● **WHAT THE TASK ASKS**
Extract the lines of the material below, beginning with the first and ending with the line that holds "302, 326, 353, 377, 408]". Skip every picture.

● **THE DATA**
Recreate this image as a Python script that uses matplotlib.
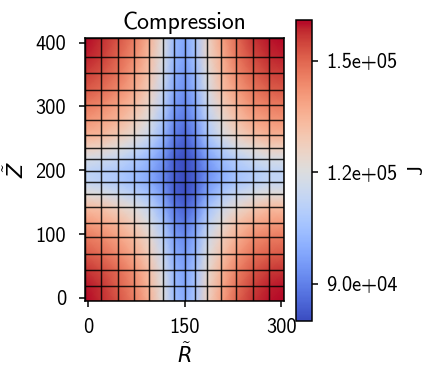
import numpy as np
import matplotlib
matplotlib.use("Agg")
import matplotlib.pyplot as plt

plt.rcParams["font.family"] = ["cmss10", "DejaVu Sans"]
plt.rcParams["mathtext.fontset"] = "custom"
plt.rcParams["mathtext.rm"] = "cmss10"
plt.rcParams["mathtext.it"] = "DejaVu Sans:italic"
plt.rcParams["axes.unicode_minus"] = False

# mesh node coordinates
r_nodes = [-5, 20, 46, 72, 95, 116, 134, 150, 166, 185, 207, 230, 256, 281, 304]
z_nodes = [-5, 18.5, 43, 68, 95, 118, 142, 163, 182, 199, 217, 235, 255, 278,
           302, 326, 353, 377, 408]

# J at each node (thousands), rows from bottom (z=-5) to top (z=408)
J_thousands = [
    [161, 158, 153, 146, 136, 121, 104, 99, 107, 126, 139, 150, 157, 160, 161],
    [160, 157, 151, 144, 134, 120, 103, 98, 106, 125, 137, 148, 155, 159, 160],
    [157, 154, 149, 142, 132, 118, 102, 97, 105, 123, 135, 145, 152, 156, 157],
    [152, 149, 144, 137, 128, 115, 99, 95, 102, 120, 131, 141, 148, 151, 152],
    [147, 144, 139, 133, 124, 111, 96, 92, 99, 116, 127, 136, 143, 146, 147],
    [141, 138, 134, 127, 119, 107, 92, 88, 95, 111, 122, 131, 137, 140, 141],
    [133, 131, 126, 121, 113, 101, 88, 84, 90, 105, 115, 123, 129, 133, 133],
    [122, 120, 116, 111, 105, 96, 84, 81, 86, 98, 107, 114, 119, 122, 122],
    [113, 111, 108, 104, 99, 92, 83, 80, 84, 94, 101, 106, 110, 113, 113],
    [112, 110, 108, 104, 99, 92, 83, 80, 84, 93, 100, 106, 109, 112, 112],
    [118, 116, 113, 108, 102, 94, 83, 80, 85, 96, 104, 110, 115, 118, 118],
    [127, 125, 121, 115, 108, 98, 86, 82, 88, 101, 110, 118, 123, 127, 127],
    [136, 134, 129, 123, 115, 103, 89, 85, 92, 107, 118, 126, 132, 136, 136],
    [142, 139, 135, 128, 120, 107, 92, 88, 95, 111, 122, 131, 138, 141, 142],
    [147, 144, 139, 133, 124, 111, 95, 91, 98, 115, 127, 136, 143, 146, 147],
    [152, 149, 144, 137, 128, 114, 98, 93, 101, 118, 131, 140, 147, 151, 152],
    [156, 153, 148, 140, 131, 117, 100, 95, 103, 121, 134, 144, 151, 155, 156],
    [159, 156, 150, 143, 133, 119, 102, 97, 105, 124, 136, 147, 154, 158, 159],
    [161, 158, 153, 146, 136, 121, 103, 98, 106, 125, 139, 149, 157, 160, 161],
]

x_ticks = [0, 150, 300]
y_ticks = [0, 100, 200, 300, 400]
cbar_ticks = [9.0e4, 1.2e5, 1.5e5]

R, Z = np.meshgrid(r_nodes, z_nodes)
J = np.array(J_thousands, dtype=float) * 1e3

fig = plt.figure(figsize=(4.28, 3.66), dpi=100)
ax = fig.add_axes([0.198, 0.1776, 0.4657, 0.7199])
cax = fig.add_axes([0.6916, 0.1238, 0.0367, 0.8216])

mesh = ax.pcolormesh(R, Z, J, cmap="coolwarm", shading="gouraud")

# element edges of the mesh
ax.vlines(r_nodes, z_nodes[0], z_nodes[-1], colors="k", linewidth=1.05, alpha=0.85)
ax.hlines(z_nodes, r_nodes[0], r_nodes[-1], colors="k", linewidth=1.05, alpha=0.85)

ax.set_xlim(r_nodes[0], r_nodes[-1])
ax.set_ylim(z_nodes[0], z_nodes[-1])
ax.set_xticks(x_ticks)
ax.set_yticks(y_ticks)
ax.tick_params(axis="x", labelsize=14.7, length=4.5, width=1.1, pad=7.5)
ax.tick_params(axis="y", labelsize=14.7, length=4.5, width=1.1, pad=9)
for s in ax.spines.values():
    s.set_linewidth(1.1)

ax.set_title("Compression", fontsize=17, pad=6)
ax.set_xlabel(r"$\tilde{R}$", fontsize=15, labelpad=4)
ax.set_ylabel(r"$\tilde{Z}$", fontsize=15, labelpad=5)

cb = fig.colorbar(mesh, cax=cax, ticks=cbar_ticks, format="%.1e")
cb.ax.tick_params(labelsize=14.7, length=4.5, width=1.1, pad=6)
cb.outline.set_linewidth(1.1)
cb.set_label("J", fontsize=15, rotation=90, labelpad=7)

fig.savefig("out.png", dpi=100)
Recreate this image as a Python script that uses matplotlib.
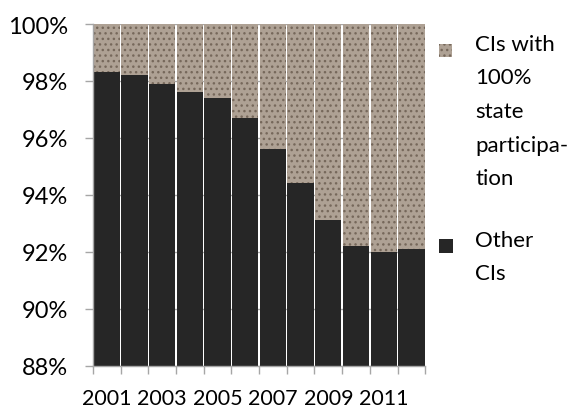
import matplotlib
matplotlib.use('Agg')
import matplotlib.pyplot as plt
from matplotlib.patches import Rectangle
import numpy as np

# share of credit institutions per year (%)
years = [2001, 2002, 2003, 2004, 2005, 2006, 2007, 2008, 2009, 2010, 2011, 2012]
other = [98.3, 98.2, 97.9, 97.6, 97.4, 96.7, 95.6, 94.4, 93.1, 92.2, 92.0, 92.1]
state = [100 - v for v in other]
labels = ['CIs with\n100%\nstate\nparticipa-\ntion', 'Other\nCIs']
yticks = [88, 90, 92, 94, 96, 98, 100]

plt.rcParams['font.family'] = 'Lato'
plt.rcParams['hatch.color'] = '#76685b'
plt.rcParams['hatch.linewidth'] = 1.0

dark = '#262626'
stone = '#aea194'
grey = '#a6a6a6'

fig = plt.figure(figsize=(5.77, 4.10), dpi=100)
ax = fig.add_axes([0.161, 0.1056, 0.576, 0.8334])

x = np.arange(len(years))
ax.bar(x, other, width=0.95, color=dark, zorder=2)
# no edgecolor given, so the hatch takes hatch.color
ax.bar(x, state, bottom=other, width=0.95, color=stone, hatch='...', zorder=2)

ax.set_xlim(-0.5, len(years) - 0.5)
ax.set_ylim(88, 100)
ax.set_yticks(yticks)
ax.set_yticklabels(['%d%%' % v for v in yticks])
ax.yaxis.grid(True, color=grey, linewidth=1, zorder=0)

# tick marks between the bars, labels only for every second year
ax.set_xticks(np.arange(-0.5, len(years), 1.0))
ax.set_xticklabels([])
ax.set_xticks(x[::2], minor=True)
ax.set_xticklabels([str(y) for y in years[::2]], minor=True)
ax.tick_params(axis='x', which='major', length=6, color=grey, width=1)
ax.tick_params(axis='x', which='minor', length=0, pad=16, labelsize=15.5)
ax.tick_params(axis='y', length=6, color=grey, width=1, pad=12, labelsize=17)

for s in ['top', 'right']:
    ax.spines[s].set_visible(False)
for s in ['left', 'bottom']:
    ax.spines[s].set_color(grey)
    ax.spines[s].set_linewidth(1)

# legend drawn by hand: swatch beside the first line, one text per line
W, H = 577.0, 410.0
fig.patches.append(Rectangle((439 / W, 1 - 58 / H), 13 / W, 13 / H,
                             transform=fig.transFigure, facecolor=stone,
                             hatch='...'))
fig.patches.append(Rectangle((439 / W, 1 - 254 / H), 14 / W, 14 / H,
                             transform=fig.transFigure, facecolor=dark))
for lab, y0 in zip(labels, [45, 241]):
    for i, line in enumerate(lab.split('\n')):
        fig.text(475 / W, 1 - (y0 + i * 33.5) / H, line, fontsize=16,
                 va='center')

plt.savefig('out.png', dpi=100)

● **OUTPUT FOR THIS TASK**
Recreate this image as a Python script that uses matplotlib.
import numpy as np
import matplotlib
matplotlib.use("Agg")
import matplotlib.pyplot as plt

plt.rcParams["font.family"] = ["cmss10", "DejaVu Sans"]
plt.rcParams["mathtext.fontset"] = "custom"
plt.rcParams["mathtext.rm"] = "cmss10"
plt.rcParams["mathtext.it"] = "DejaVu Sans:italic"
plt.rcParams["axes.unicode_minus"] = False

# mesh node coordinates
r_nodes = [-5, 20, 46, 72, 95, 116, 134, 150, 166, 185, 207, 230, 256, 281, 304]
z_nodes = [-5, 18.5, 43, 68, 95, 118, 142, 163, 182, 199, 217, 235, 255, 278,
           302, 326, 353, 377, 408]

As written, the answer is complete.